▶ [STATED EXERCISE]:
Copy everything in the listing below word for word, apart from any images.

▶ [SOURCE EXCERPT]:
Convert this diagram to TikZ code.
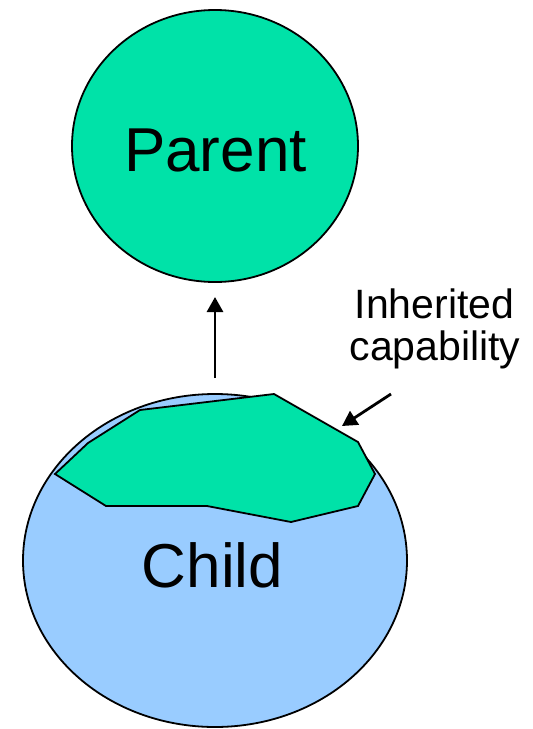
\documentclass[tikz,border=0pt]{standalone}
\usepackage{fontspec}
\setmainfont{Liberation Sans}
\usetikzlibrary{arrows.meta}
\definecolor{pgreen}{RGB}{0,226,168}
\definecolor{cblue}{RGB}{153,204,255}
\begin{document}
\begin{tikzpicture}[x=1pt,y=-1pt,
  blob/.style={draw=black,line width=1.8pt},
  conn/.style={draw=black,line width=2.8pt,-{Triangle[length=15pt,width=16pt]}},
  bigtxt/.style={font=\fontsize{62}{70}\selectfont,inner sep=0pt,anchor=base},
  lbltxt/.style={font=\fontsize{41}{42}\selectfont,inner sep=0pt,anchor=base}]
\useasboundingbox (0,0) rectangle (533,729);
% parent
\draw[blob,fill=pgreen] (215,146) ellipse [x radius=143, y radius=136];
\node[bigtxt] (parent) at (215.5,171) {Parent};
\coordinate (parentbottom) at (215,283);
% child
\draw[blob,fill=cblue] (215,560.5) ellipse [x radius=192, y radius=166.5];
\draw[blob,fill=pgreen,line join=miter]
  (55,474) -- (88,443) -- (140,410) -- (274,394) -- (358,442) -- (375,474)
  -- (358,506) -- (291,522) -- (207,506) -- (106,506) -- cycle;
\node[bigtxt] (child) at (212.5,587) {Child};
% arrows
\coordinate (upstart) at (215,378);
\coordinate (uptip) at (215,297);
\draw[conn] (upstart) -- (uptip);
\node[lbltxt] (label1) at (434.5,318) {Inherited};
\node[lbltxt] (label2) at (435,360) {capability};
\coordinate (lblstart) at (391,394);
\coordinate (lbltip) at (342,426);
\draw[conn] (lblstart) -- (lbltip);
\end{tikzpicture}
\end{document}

▶ [TASK RESPONSE]:
Convert this diagram to TikZ code.
\documentclass[tikz,border=0pt]{standalone}
\usepackage{fontspec}
\setmainfont{Liberation Sans}
\usetikzlibrary{arrows.meta}
\definecolor{pgreen}{RGB}{0,226,168}
\definecolor{cblue}{RGB}{153,204,255}
\begin{document}
\begin{tikzpicture}[x=1pt,y=-1pt,
  blob/.style={draw=black,line width=1.8pt},
  conn/.style={draw=black,line width=2.8pt,-{Triangle[length=15pt,width=16pt]}},
  bigtxt/.style={font=\fontsize{62}{70}\selectfont,inner sep=0pt,anchor=base},
  lbltxt/.style={font=\fontsize{41}{42}\selectfont,inner sep=0pt,anchor=base}]
\useasboundingbox (0,0) rectangle (533,729);
% parent
\draw[blob,fill=pgreen] (215,146) ellipse [x radius=143, y radius=136];
\node[bigtxt] (parent) at (215.5,171) {Parent};
\coordinate (parentbottom) at (215,283);
% child
\draw[blob,fill=cblue] (215,560.5) ellipse [x radius=192, y radius=166.5];
\draw[blob,fill=pgreen,line join=miter]
  (55,474) -- (88,443) -- (140,410) -- (274,394) -- (358,442) -- (375,474)
  -- (358,506) -- (291,522) -- (207,506) -- (106,506) -- cycle;
\node[bigtxt] (child) at (212.5,587) {Child};
% arrows
\coordinate (upstart) at (215,378);
\coordinate (uptip) at (215,297);
\draw[conn] (upstart) -- (uptip);
\node[lbltxt] (label1) at (434.5,318) {Inherited};
\node[lbltxt] (label2) at (435,360) {capability};
\coordinate (lblstart) at (391,394);
\coordinate (lbltip) at (342,426);
\draw[conn] (lblstart) -- (lbltip);
\end{tikzpicture}
\end{document}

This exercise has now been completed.